Suis-je partial? Toujours est-il que ce bordeaux rouge, que j'affectionne, se révèle à mon sens meilleur que jamais dans ce grand millésime qu'est 2005. Bien coloré sans qu'il soit opaque, son bouquet, ample, très fruits rouges, pur, épicé sans excès (le bois), enchante, bien qu'il soit pour l'instant plutôt retenu. Charnu, ne manquant pas de corps, ses tannins sont aimables, et l'après-goût persiste un bon moment. Il y a plus fin en bordeaux rouge, ce qui n'empêche pas ce Fronsac d'être excellent. Et à prix correct. 80% Merlot, 15% Cabernet Sauvignon et 5% Cabernet franc, avec élevage en fûts, dont 35% de neufs. 13,5% (214 caisses).

Haut-Médoc 2005 Château Lamothe-Bergeron, 31,25$ (278234), ***1/2,$$$1/2, 2012-2017.

La couleur est soutenue, encore jeune, et le bouquet, généreux, encore là plutôt tout d'un bloc pour l'instant, dominé par des arômes de petits fruits noirs, avec des notes épicées (le bois) discrètes. Corsé, tannique, ferme, quoique sans rugosité, c'est un autre très bon exemple du niveau qualitatif des 2005. Très très bon. 49% Merlot, 44% Cabernet Sauvignon et 7% Cabernet franc, l'élevage étant fait en fûts, dont 25% de neufs. 13% (122 caisses).

Saint-Émilion 2009, Château Montremblant, 26$ (10809911), ***1/2,$$$, 2013-2016.

Élevé en fûts de chêne neufs, ce bordeaux rouge gagnera à être attendu un an ou deux, le temps qu'il digère un peu mieux son bois, comme le veut l'expression.

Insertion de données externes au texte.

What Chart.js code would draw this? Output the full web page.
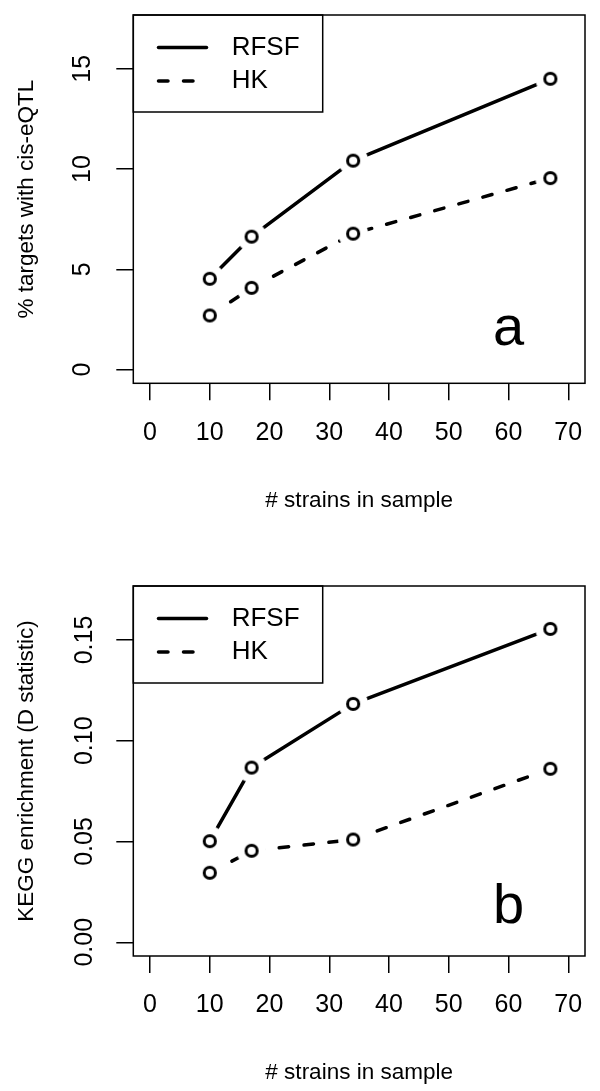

Il se présente avec des notes de pain grillé au nez (le bois), alors qu'il s'agit en bouche d'un vin relativement corsé, d'une bonne concentration, au boisé appuyé, aux tannins bien enrobés. 70% Merlot, 15% Cabernet Sauvignon et 15% Cabernet franc. 13% (102 caisses).

Chianti Classico 2008 Riserva Banfi, 25,25$ (11366091), ***,$$$, 2012-2014.

Beau chianti de corps moyen, élaboré avec 90% de Sangiovese et un peu de Canaiolo et de Cabernet Sauvignon, au bouquet légèrement boisé, et dont les tannins, assez fermes, n'ont cependant rien de dur, son producteur utilisant la technique du micro-bullage (injection d'oxygène dans le vin) pour les attendrir. Élevage en foudres de Slavonie. 13% (145 caisses).

Bourgogne Vézelay 2009 Domaine de la Cadette, 22,70$ (11589691), **1/2,$$1/2, 2012-2013.

Vin blanc de Chardonnay, de l'Yonne - le même département que pour Chablis -, tout en fruit, non boisé, au bouquet relevé de notes rappelant quelque chose comme... le melon de miel. Le goût est lui aussi particulier, relevé par un peu de gaz carbonique, avec un après-goût qui persiste un assez bon moment. Simple et savoureux. 12,5% (98 caisses).

Alsace 2010 Pinot Gris Domaine Ostertag, 29,20$ (866681), ***1/2,$$$1/2, 2012-2017.

Vin blanc d'Alsace, que son producteur, grand admirateur de la Bourgogne, vinifie et élève en fûts, mais sans utiliser de fûts neufs. Il se présente avec un bouquet mûr, finement aromatique, et typé Pinot gris. Et se révèle, encore une fois, impeccable, comme toujours! Sec, charnu, le bois est parfaitement marié à l'ensemble, et il tiendra tête à des poissons en sauce et à des viandes blanches. On n'est pas loin des quatre étoiles. 14% (71 caisses).